8. The thermostatic cup structure of claim 6, wherein: the heating module comprises a heating plate;the heating plate passes thermal energy to the first cup body.

9. The thermostatic cup structure of claim 8, wherein: the base unit comprises a shell;a battery housed within the shell.

10. The thermostatic cup structure of claim 9, wherein: the base unit comprises a body;a control circuit board mountable on the body.

11. The thermostatic cup structure of claim 10, wherein: a display module is mountable on the body;the display module having an indicator.

12. The thermostatic cup structure of claim 11, wherein: a plurality of buttons control the thermal energy conducted to the heating plate.

13. The thermostatic cup structure of claim 12, wherein: a conductive column connects to the heating plate via a heat shield.

14. The thermostatic cup structure of claim 6, further comprising: a tea strainer insertable into the first cup body.

15. The thermostatic cup structure of claim 6, further comprising: a cooling rod insertable into the first cup body;the cooling rod configured to cool a liquid in the first cup body.

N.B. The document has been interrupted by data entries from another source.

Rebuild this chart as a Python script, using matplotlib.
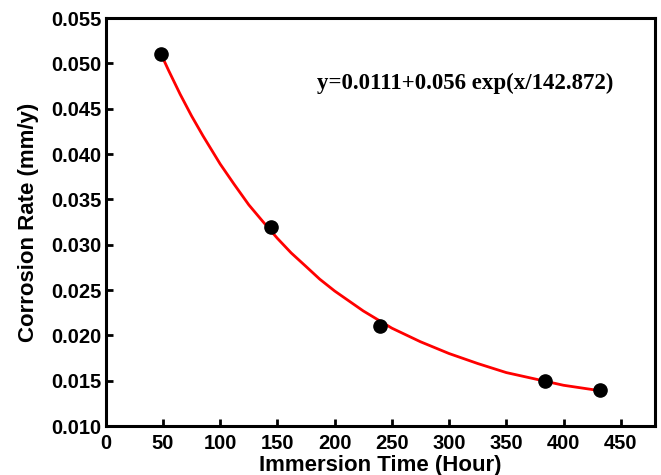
import numpy as np
import matplotlib.pyplot as plt

# measured points
time_h = [48, 144, 240, 384, 432]
rate = [0.0510, 0.0320, 0.0210, 0.0150, 0.0140]

# fitted curve
fit_x = [48, 55, 65, 75, 85, 100, 112, 125, 137, 150, 162, 175, 187, 200, 225, 250,
         275, 300, 325, 350, 375, 400, 432]
fit_y = [0.0511, 0.0492, 0.0466, 0.0442, 0.0420, 0.0389, 0.0367, 0.0344, 0.0326,
         0.0307, 0.0291, 0.0276, 0.0262, 0.0249, 0.0227, 0.0208, 0.0193, 0.0180,
         0.0169, 0.0159, 0.0152, 0.0145, 0.0139]

x_ticks = [0, 50, 100, 150, 200, 250, 300, 350, 400, 450]
y_ticks = [0.010, 0.015, 0.020, 0.025, 0.030, 0.035, 0.040, 0.045, 0.050, 0.055]

fig = plt.figure(figsize=(6.61, 4.75), dpi=100)
ax = fig.add_axes([0.160, 0.103, 0.831, 0.859])

ax.plot(fit_x, fit_y, '-', color='#ff0000', lw=2.0, zorder=2)
ax.plot(time_h, rate, 'o', color='black', ms=9.5, zorder=3)

ax.set_xlim(0, 480)
ax.set_ylim(0.010, 0.055)
ax.set_xticks(x_ticks)
ax.set_yticks(y_ticks)
ax.set_yticklabels([f'{v:.3f}' for v in y_ticks])

for s in ax.spines.values():
    s.set_linewidth(2.2)
ax.tick_params(direction='in', width=2, length=5, labelsize=14.5, pad=3)
ax.tick_params(axis='x', pad=6)
for lab in ax.get_xticklabels() + ax.get_yticklabels():
    lab.set_family('Liberation Sans')
    lab.set_fontweight('bold')

ax.set_xlabel('Immersion Time (Hour)', fontsize=16, fontweight='bold',
              family='Liberation Sans', labelpad=1)
ax.set_ylabel('Corrosion Rate (mm/y)', fontsize=16, fontweight='bold',
              family='Liberation Sans', labelpad=9)

ax.text(185, 0.0478, 'y=0.0111+0.056 exp(x/142.872)', fontsize=16.5,
        fontweight='bold', family='Liberation Serif', va='center')

fig.savefig('out.png', dpi=100)
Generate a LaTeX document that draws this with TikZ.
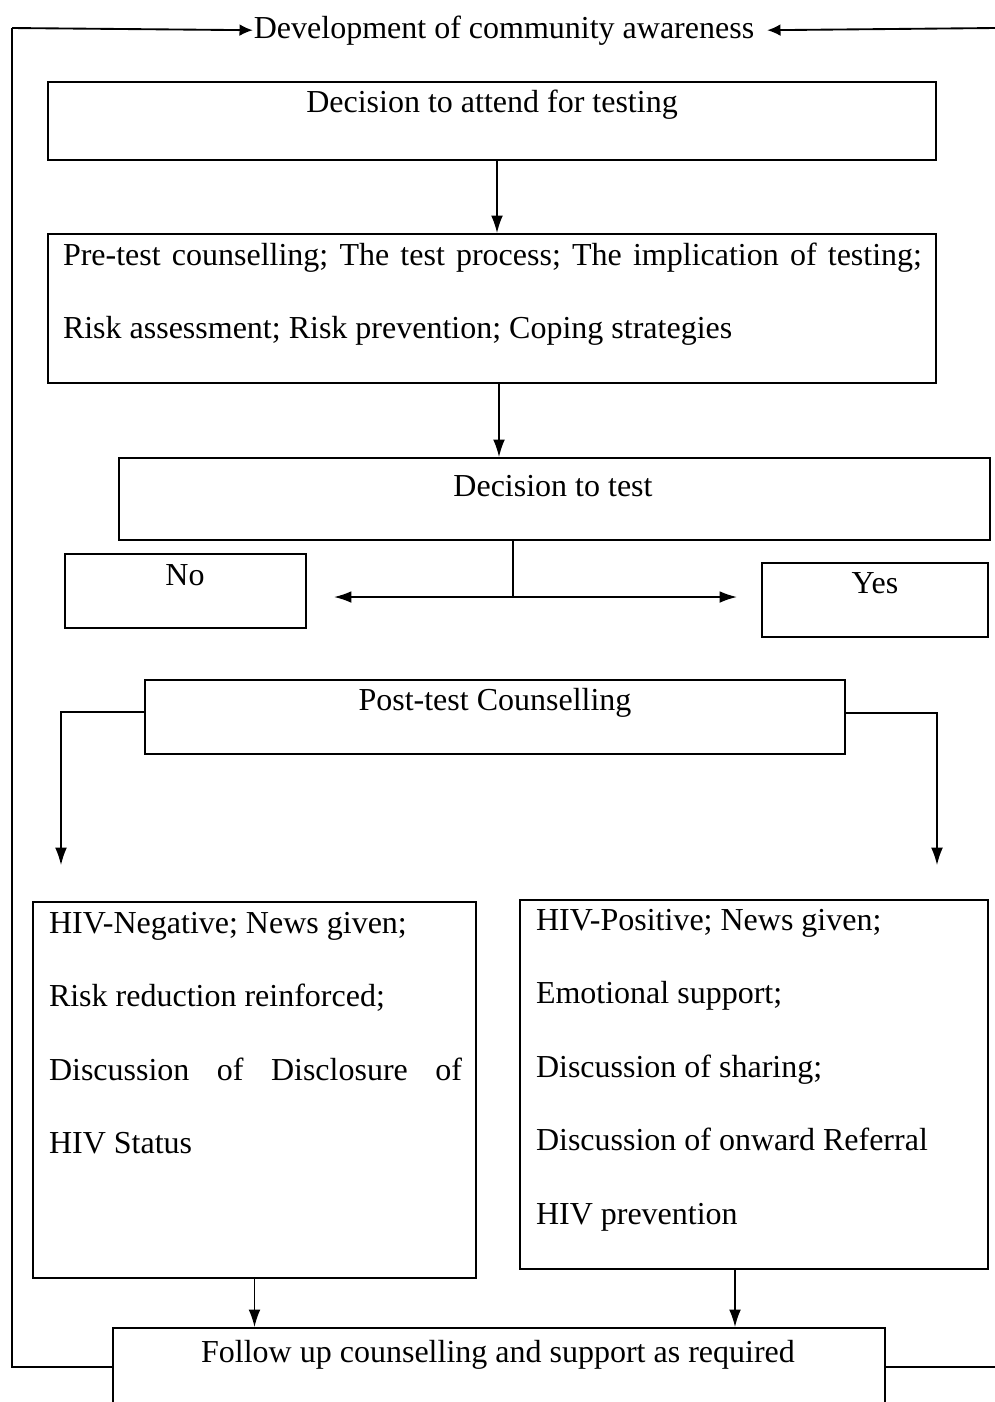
\documentclass[tikz,border=0pt]{standalone}
\usepackage{fontspec}
\setmainfont{Liberation Serif}
\usetikzlibrary{arrows.meta,positioning}
\frenchspacing
\newdimen\px \px=0.375pt
\tikzset{every picture/.style={line width=0.75pt}}
\tikzset{
	box/.style={draw, line width=0.8pt, rectangle, inner sep=0pt},
	txt/.style={font=\fontsize{12}{27.6}\selectfont, inner sep=0pt, anchor=base},
	para/.style={txt, anchor=base west, align=flush left},
	arr/.style={line width=0.5pt, -{Latex[length=6.5pt,width=4.4pt]}},
	loopline/.style={line width=0.7pt},
	looparr/.style={line width=0.7pt, -{Latex[length=5pt,width=4.4pt]}}}

\begin{document}
\begin{tikzpicture}[x=0.375pt,y=0.375pt,yscale=-1,xscale=1]
	\useasboundingbox (0,0) rectangle (995,1402);
	\clip (0,0) rectangle (995,1402);

	%Shape: Rectangles
	\node[box, minimum width=888\px, minimum height=78\px] (attend) at (492,121) {};
	\node[box, minimum width=888\px, minimum height=149\px] (pre) at (492,308.5) {};
	\node[box, minimum width=871\px, minimum height=82\px] (dtest) at (554.5,499) {};
	\node[box, minimum width=241\px, minimum height=74\px] (no) at (185.5,591) {};
	\node[box, minimum width=226\px, minimum height=74\px] (yes) at (875,600) {};
	\node[box, minimum width=700\px, minimum height=74\px] (post) at (495,717) {};
	\node[box, minimum width=443\px, minimum height=376\px] (neg) at (254.5,1090) {};
	\node[box, minimum width=468\px, minimum height=369\px] (pos) at (754,1084.5) {};
	\node[box, minimum width=772\px, minimum height=100\px] (follow) at (499,1378) {};

	% Text Node
	\node[txt, inner xsep=0pt] (dev) at (504,38) {Development of community awareness};
	\node[txt] (attendtxt) at (492,112) {Decision to attend for testing};
	\node[para, text width=859\px] (pretxt) at (62,265)
		{\makebox[\linewidth][s]{Pre-test counselling; The test process; The implication of testing;}\\
		Risk assessment; Risk prevention; Coping strategies};
	\node[txt] (dtesttxt) at (553,496) {Decision to test};
	\node[txt] (notxt) at (185,585) {No};
	\node[txt] (yestxt) at (875,593) {Yes};
	\node[txt] (posttxt) at (495,710) {Post-test Counselling};
	\node[para, text width=413\px] (negtxt) at (48,933)
		{HIV-Negative; News given;\\
		Risk reduction reinforced;\\
		\makebox[\linewidth][s]{Discussion of Disclosure of}\\
		HIV Status};
	\node[para, text width=440\px] (postxt) at (535,930)
		{HIV-Positive; News given;\\
		Emotional support;\\
		Discussion of sharing;\\
		Discussion of onward Referral\\
		HIV prevention};
	\node[txt] (followtxt) at (498,1362) {Follow up counselling and support as required};

	%Coordinates
	\coordinate (split) at (513,597);
	\coordinate (negtip) at (61,865);
	\coordinate (postip) at (937,865);
	\coordinate (tl) at (12,28);
	\coordinate (tr) at (995,28);
	\coordinate (bl) at (12,1367);
	\coordinate (br) at (995,1367);

	%Straight Lines
	\draw[arr] ([xshift=5\px]attend.south) -- ([xshift=5\px]pre.north);
	\draw[arr] ([xshift=7\px]pre.south) -- ([xshift=7\px]pre.south |- dtest.north);
	\draw (dtest.south -| split) -- (split);
	\draw[line width=0.6pt, {Latex[length=6.5pt,width=4.4pt]}-{Latex[length=6.5pt,width=4.4pt]}]
		([xshift=27\px]no.east |- split) -- ([xshift=-24\px]yes.west |- split);
	\draw[arr] ([yshift=-5\px]post.west) -| (negtip);
	\draw[arr] ([yshift=-4\px]post.east) -| (postip);
	\draw[arr] (neg.south) -- (neg.south |- follow.north);
	\draw[arr] (pos.south -| 735,0) -- (follow.north -| 735,0);

	%Outer loop
	\draw[looparr] (tl) -- (dev.west);
	\draw[looparr] (tr) -- ([xshift=12\px]dev.east);
	\draw[loopline] (tl) -- (bl) -- (bl -| follow.west);
	\draw[loopline] (follow.east |- br) -- (br);

\end{tikzpicture}
\end{document}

16. A thermostatic cup structure, comprising: a heating module;a base unit;a cup body;a control circuit board having a secondary conductive column and a control chip;a fixing plate connected to a heater body;the fixing plate has a conductive plate;a first conductive column;a heat shield covering the fixing plate;the heating plate covering a portion of the heat shield, and electrically connected with a conductive plate and a first conductive column.

17. The thermostatic cup structure of claim 16, wherein: the base unit is selectively attachable to the heating module;the cup body is selectively attachable to the heating module.

18. The thermostatic cup structure of claim 17, wherein: the heating module has a heater body;the heater body has a connecting member.

19. The thermostatic cup structure of claim 18, wherein: the cup body has a connecting recess;the connecting member at least partially housed in the connecting recess with the cup body is on the heating module.